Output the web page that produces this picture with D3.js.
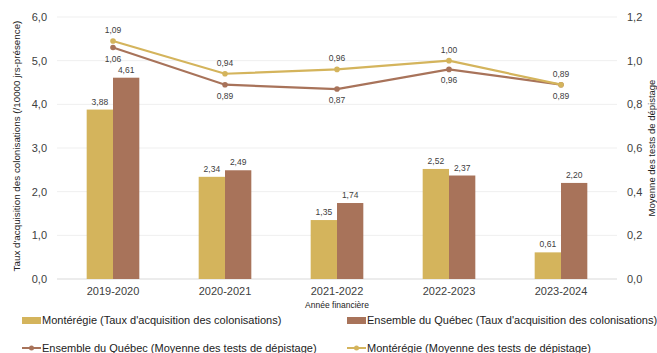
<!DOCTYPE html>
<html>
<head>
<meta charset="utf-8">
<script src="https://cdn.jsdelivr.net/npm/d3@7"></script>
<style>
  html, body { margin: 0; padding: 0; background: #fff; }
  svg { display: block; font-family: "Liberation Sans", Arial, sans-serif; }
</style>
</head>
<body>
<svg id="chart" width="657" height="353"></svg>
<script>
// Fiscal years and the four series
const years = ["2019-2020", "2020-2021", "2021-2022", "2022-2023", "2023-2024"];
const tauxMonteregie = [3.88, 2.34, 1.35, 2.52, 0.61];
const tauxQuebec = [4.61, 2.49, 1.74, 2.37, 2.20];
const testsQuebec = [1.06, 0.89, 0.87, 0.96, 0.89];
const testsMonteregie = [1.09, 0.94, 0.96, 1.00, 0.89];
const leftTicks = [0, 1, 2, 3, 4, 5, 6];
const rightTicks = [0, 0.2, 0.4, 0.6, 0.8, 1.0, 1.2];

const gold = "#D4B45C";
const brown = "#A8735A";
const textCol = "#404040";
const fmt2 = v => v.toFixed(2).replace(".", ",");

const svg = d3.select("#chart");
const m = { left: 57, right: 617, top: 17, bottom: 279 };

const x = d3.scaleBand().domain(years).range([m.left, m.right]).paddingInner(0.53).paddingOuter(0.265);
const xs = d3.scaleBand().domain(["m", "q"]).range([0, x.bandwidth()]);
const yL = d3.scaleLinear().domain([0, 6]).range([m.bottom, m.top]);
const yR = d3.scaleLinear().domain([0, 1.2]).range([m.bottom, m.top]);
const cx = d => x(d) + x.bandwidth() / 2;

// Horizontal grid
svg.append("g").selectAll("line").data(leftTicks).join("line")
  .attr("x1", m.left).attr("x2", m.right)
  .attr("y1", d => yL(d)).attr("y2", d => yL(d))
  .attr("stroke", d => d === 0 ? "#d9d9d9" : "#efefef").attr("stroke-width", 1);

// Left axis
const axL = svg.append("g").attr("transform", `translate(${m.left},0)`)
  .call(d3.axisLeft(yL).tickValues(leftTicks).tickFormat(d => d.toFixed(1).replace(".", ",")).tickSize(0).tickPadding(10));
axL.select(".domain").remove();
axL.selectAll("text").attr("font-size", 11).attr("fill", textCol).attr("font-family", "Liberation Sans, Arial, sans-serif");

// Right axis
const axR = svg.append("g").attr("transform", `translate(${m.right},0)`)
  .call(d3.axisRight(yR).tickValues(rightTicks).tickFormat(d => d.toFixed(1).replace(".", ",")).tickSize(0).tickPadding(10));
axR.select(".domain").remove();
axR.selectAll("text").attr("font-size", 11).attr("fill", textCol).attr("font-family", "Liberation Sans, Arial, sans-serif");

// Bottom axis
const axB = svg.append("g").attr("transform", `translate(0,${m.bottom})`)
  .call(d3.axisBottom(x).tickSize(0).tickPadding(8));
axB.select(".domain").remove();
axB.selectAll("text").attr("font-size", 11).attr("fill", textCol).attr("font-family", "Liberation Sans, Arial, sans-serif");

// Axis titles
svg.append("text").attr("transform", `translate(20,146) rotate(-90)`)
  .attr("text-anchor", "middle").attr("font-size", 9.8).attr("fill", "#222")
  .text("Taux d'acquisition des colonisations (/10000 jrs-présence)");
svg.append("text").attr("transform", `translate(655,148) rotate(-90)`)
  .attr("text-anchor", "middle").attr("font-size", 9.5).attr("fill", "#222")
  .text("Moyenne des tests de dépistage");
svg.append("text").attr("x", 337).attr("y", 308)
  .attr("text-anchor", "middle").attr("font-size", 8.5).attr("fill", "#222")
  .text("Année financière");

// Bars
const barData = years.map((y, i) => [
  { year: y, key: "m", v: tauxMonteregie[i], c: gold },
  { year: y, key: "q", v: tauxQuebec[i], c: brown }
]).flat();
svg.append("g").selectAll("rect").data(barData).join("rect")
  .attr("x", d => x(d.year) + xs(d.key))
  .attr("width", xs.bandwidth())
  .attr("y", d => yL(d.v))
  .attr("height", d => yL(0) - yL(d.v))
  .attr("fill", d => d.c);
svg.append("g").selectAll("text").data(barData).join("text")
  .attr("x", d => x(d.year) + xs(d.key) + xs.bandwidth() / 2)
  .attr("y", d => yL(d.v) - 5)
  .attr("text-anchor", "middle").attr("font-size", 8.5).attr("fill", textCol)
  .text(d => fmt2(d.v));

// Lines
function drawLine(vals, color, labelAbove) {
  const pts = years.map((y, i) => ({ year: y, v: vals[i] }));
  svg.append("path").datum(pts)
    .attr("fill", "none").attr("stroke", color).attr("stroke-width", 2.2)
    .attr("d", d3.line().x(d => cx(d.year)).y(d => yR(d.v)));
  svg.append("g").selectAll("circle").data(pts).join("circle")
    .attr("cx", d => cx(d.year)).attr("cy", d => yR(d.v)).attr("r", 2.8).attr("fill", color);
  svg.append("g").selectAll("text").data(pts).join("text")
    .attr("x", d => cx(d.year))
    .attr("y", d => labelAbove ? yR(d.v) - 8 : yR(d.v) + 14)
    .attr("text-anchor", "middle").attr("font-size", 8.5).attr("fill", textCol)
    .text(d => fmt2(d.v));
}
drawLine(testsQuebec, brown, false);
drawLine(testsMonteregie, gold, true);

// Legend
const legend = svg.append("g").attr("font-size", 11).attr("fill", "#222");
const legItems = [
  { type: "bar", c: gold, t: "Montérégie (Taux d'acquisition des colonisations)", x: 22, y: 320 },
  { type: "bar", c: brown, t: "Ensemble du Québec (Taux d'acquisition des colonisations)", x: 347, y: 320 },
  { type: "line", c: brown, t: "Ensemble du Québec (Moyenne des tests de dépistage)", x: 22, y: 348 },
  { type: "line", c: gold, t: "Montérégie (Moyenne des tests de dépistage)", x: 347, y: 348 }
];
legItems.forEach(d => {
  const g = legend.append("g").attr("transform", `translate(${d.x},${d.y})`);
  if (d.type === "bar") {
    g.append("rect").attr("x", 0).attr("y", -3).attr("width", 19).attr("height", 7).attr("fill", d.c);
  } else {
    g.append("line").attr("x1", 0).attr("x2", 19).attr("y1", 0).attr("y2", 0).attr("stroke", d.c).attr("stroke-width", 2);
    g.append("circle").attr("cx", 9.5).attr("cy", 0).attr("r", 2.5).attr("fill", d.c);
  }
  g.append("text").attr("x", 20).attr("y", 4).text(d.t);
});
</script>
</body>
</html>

Written exercise:
Return the whole listing, word for word, and leave out every picture.

Response:
Output the web page that produces this picture with D3.js.
<!DOCTYPE html>
<html>
<head>
<meta charset="utf-8">
<script src="https://cdn.jsdelivr.net/npm/d3@7"></script>
<style>
  html, body { margin: 0; padding: 0; background: #fff; }
  svg { display: block; font-family: "Liberation Sans", Arial, sans-serif; }
</style>
</head>
<body>
<svg id="chart" width="657" height="353"></svg>
<script>
// Fiscal years and the four series
const years = ["2019-2020", "2020-2021", "2021-2022", "2022-2023", "2023-2024"];
const tauxMonteregie = [3.88, 2.34, 1.35, 2.52, 0.61];
const tauxQuebec = [4.61, 2.49, 1.74, 2.37, 2.20];
const testsQuebec = [1.06, 0.89, 0.87, 0.96, 0.89];
const testsMonteregie = [1.09, 0.94, 0.96, 1.00, 0.89];
const leftTicks = [0, 1, 2, 3, 4, 5, 6];
const rightTicks = [0, 0.2, 0.4, 0.6, 0.8, 1.0, 1.2];

const gold = "#D4B45C";
const brown = "#A8735A";
const textCol = "#404040";
const fmt2 = v => v.toFixed(2).replace(".", ",");

const svg = d3.select("#chart");
const m = { left: 57, right: 617, top: 17, bottom: 279 };

const x = d3.scaleBand().domain(years).range([m.left, m.right]).paddingInner(0.53).paddingOuter(0.265);
const xs = d3.scaleBand().domain(["m", "q"]).range([0, x.bandwidth()]);
const yL = d3.scaleLinear().domain([0, 6]).range([m.bottom, m.top]);
const yR = d3.scaleLinear().domain([0, 1.2]).range([m.bottom, m.top]);
const cx = d => x(d) + x.bandwidth() / 2;

// Horizontal grid
svg.append("g").selectAll("line").data(leftTicks).join("line")
  .attr("x1", m.left).attr("x2", m.right)
  .attr("y1", d => yL(d)).attr("y2", d => yL(d))
  .attr("stroke", d => d === 0 ? "#d9d9d9" : "#efefef").attr("stroke-width", 1);

// Left axis
const axL = svg.append("g").attr("transform", `translate(${m.left},0)`)
  .call(d3.axisLeft(yL).tickValues(leftTicks).tickFormat(d => d.toFixed(1).replace(".", ",")).tickSize(0).tickPadding(10));
axL.select(".domain").remove();
axL.selectAll("text").attr("font-size", 11).attr("fill", textCol).attr("font-family", "Liberation Sans, Arial, sans-serif");

// Right axis
const axR = svg.append("g").attr("transform", `translate(${m.right},0)`)
  .call(d3.axisRight(yR).tickValues(rightTicks).tickFormat(d => d.toFixed(1).replace(".", ",")).tickSize(0).tickPadding(10));
axR.select(".domain").remove();
axR.selectAll("text").attr("font-size", 11).attr("fill", textCol).attr("font-family", "Liberation Sans, Arial, sans-serif");

// Bottom axis
const axB = svg.append("g").attr("transform", `translate(0,${m.bottom})`)
  .call(d3.axisBottom(x).tickSize(0).tickPadding(8));
axB.select(".domain").remove();
axB.selectAll("text").attr("font-size", 11).attr("fill", textCol).attr("font-family", "Liberation Sans, Arial, sans-serif");

// Axis titles
svg.append("text").attr("transform", `translate(20,146) rotate(-90)`)
  .attr("text-anchor", "middle").attr("font-size", 9.8).attr("fill", "#222")
  .text("Taux d'acquisition des colonisations (/10000 jrs-présence)");
svg.append("text").attr("transform", `translate(655,148) rotate(-90)`)
  .attr("text-anchor", "middle").attr("font-size", 9.5).attr("fill", "#222")
  .text("Moyenne des tests de dépistage");
svg.append("text").attr("x", 337).attr("y", 308)
  .attr("text-anchor", "middle").attr("font-size", 8.5).attr("fill", "#222")
  .text("Année financière");

// Bars
const barData = years.map((y, i) => [
  { year: y, key: "m", v: tauxMonteregie[i], c: gold },
  { year: y, key: "q", v: tauxQuebec[i], c: brown }
]).flat();
svg.append("g").selectAll("rect").data(barData).join("rect")
  .attr("x", d => x(d.year) + xs(d.key))
  .attr("width", xs.bandwidth())
  .attr("y", d => yL(d.v))
  .attr("height", d => yL(0) - yL(d.v))
  .attr("fill", d => d.c);
svg.append("g").selectAll("text").data(barData).join("text")
  .attr("x", d => x(d.year) + xs(d.key) + xs.bandwidth() / 2)
  .attr("y", d => yL(d.v) - 5)
  .attr("text-anchor", "middle").attr("font-size", 8.5).attr("fill", textCol)
  .text(d => fmt2(d.v));

// Lines
function drawLine(vals, color, labelAbove) {
  const pts = years.map((y, i) => ({ year: y, v: vals[i] }));
  svg.append("path").datum(pts)
    .attr("fill", "none").attr("stroke", color).attr("stroke-width", 2.2)
    .attr("d", d3.line().x(d => cx(d.year)).y(d => yR(d.v)));
  svg.append("g").selectAll("circle").data(pts).join("circle")
    .attr("cx", d => cx(d.year)).attr("cy", d => yR(d.v)).attr("r", 2.8).attr("fill", color);
  svg.append("g").selectAll("text").data(pts).join("text")
    .attr("x", d => cx(d.year))
    .attr("y", d => labelAbove ? yR(d.v) - 8 : yR(d.v) + 14)
    .attr("text-anchor", "middle").attr("font-size", 8.5).attr("fill", textCol)
    .text(d => fmt2(d.v));
}
drawLine(testsQuebec, brown, false);
drawLine(testsMonteregie, gold, true);

// Legend
const legend = svg.append("g").attr("font-size", 11).attr("fill", "#222");
const legItems = [
  { type: "bar", c: gold, t: "Montérégie (Taux d'acquisition des colonisations)", x: 22, y: 320 },
  { type: "bar", c: brown, t: "Ensemble du Québec (Taux d'acquisition des colonisations)", x: 347, y: 320 },
  { type: "line", c: brown, t: "Ensemble du Québec (Moyenne des tests de dépistage)", x: 22, y: 348 },
  { type: "line", c: gold, t: "Montérégie (Moyenne des tests de dépistage)", x: 347, y: 348 }
];
legItems.forEach(d => {
  const g = legend.append("g").attr("transform", `translate(${d.x},${d.y})`);
  if (d.type === "bar") {
    g.append("rect").attr("x", 0).attr("y", -3).attr("width", 19).attr("height", 7).attr("fill", d.c);
  } else {
    g.append("line").attr("x1", 0).attr("x2", 19).attr("y1", 0).attr("y2", 0).attr("stroke", d.c).attr("stroke-width", 2);
    g.append("circle").attr("cx", 9.5).attr("cy", 0).attr("r", 2.5).attr("fill", d.c);
  }
  g.append("text").attr("x", 20).attr("y", 4).text(d.t);
});
</script>
</body>
</html>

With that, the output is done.